### [What is needed]
Extract all lines containing "this".

### [Given data]
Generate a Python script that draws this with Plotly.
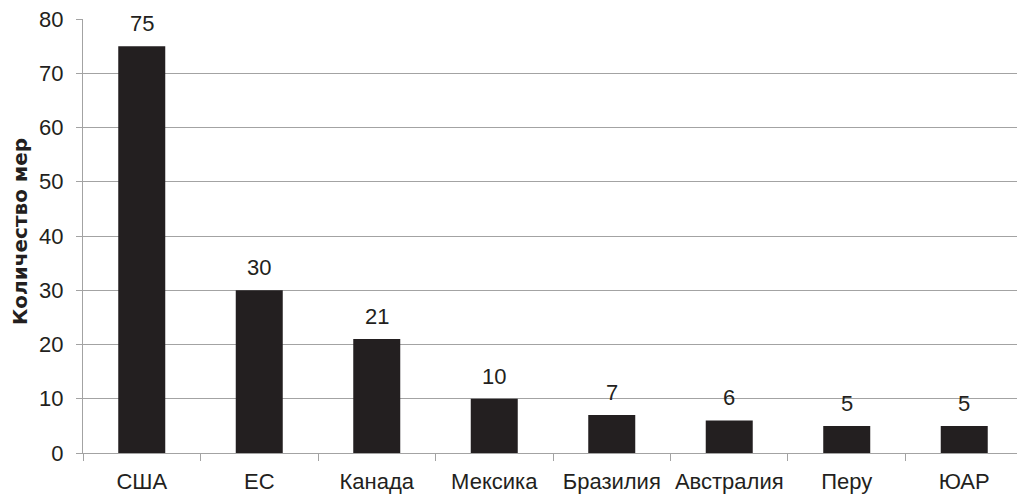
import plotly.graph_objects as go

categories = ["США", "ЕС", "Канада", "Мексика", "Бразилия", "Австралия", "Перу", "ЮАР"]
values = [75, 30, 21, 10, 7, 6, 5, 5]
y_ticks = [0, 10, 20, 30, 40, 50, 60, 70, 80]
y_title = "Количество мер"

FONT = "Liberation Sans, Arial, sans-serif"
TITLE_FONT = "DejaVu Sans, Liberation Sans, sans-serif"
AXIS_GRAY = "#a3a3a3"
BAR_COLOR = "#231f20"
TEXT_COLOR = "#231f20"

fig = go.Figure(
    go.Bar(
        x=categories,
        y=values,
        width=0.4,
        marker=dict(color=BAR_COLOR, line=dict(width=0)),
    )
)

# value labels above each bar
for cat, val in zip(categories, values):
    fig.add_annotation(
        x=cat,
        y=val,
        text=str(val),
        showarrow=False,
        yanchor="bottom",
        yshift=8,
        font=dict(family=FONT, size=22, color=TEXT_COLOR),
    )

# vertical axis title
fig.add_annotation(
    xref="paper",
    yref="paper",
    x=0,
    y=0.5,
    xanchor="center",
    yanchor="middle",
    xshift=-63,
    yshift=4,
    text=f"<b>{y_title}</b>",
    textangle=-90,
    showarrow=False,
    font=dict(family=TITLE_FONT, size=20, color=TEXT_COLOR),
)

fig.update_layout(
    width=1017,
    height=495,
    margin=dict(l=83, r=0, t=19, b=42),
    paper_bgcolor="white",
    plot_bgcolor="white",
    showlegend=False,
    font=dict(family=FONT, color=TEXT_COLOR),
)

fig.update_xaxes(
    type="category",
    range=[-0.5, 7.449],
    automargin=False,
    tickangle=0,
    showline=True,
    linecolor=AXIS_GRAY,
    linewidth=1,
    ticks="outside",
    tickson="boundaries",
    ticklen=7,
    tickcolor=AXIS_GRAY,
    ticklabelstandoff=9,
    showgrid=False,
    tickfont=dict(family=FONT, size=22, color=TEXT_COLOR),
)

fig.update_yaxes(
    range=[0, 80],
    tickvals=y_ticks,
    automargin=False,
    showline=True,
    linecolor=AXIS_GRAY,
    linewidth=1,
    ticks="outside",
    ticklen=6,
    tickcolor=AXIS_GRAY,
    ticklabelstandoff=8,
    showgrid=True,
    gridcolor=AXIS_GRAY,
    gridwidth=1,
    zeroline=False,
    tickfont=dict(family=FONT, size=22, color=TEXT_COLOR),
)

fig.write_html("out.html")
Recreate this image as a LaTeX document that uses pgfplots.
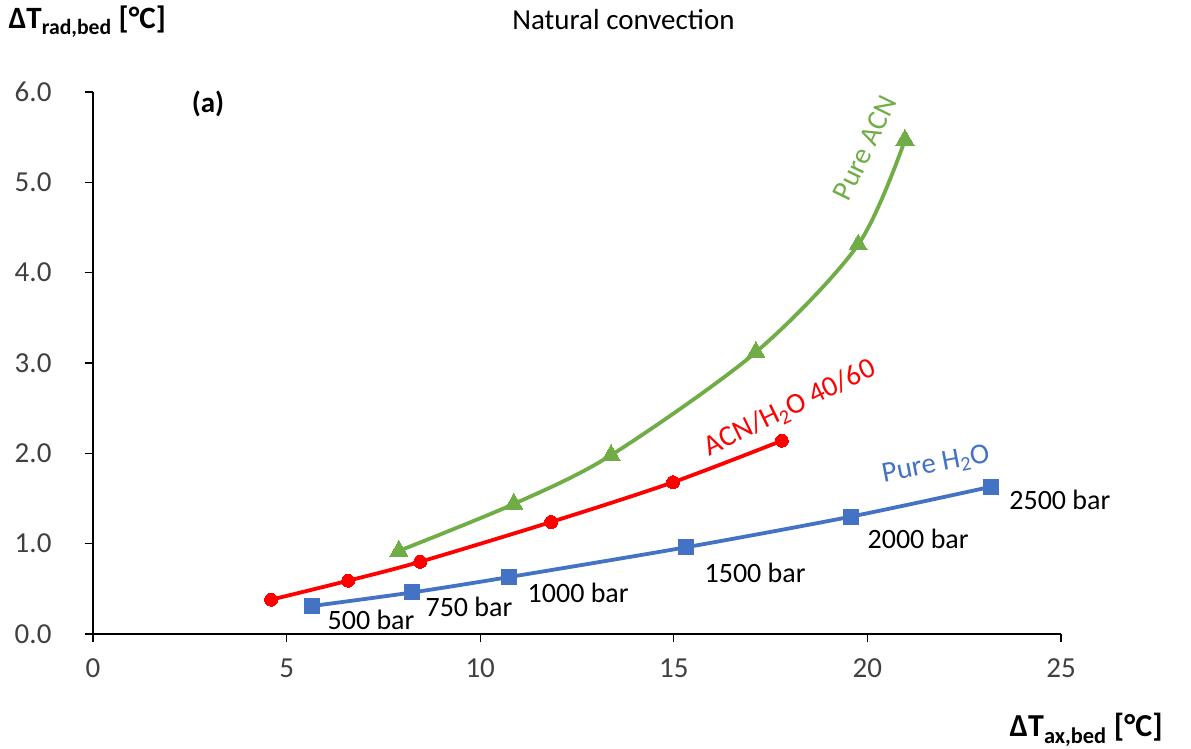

### [Reply]
Generate a Python script that draws this with Plotly.
Recreate this image as a LaTeX document that uses pgfplots.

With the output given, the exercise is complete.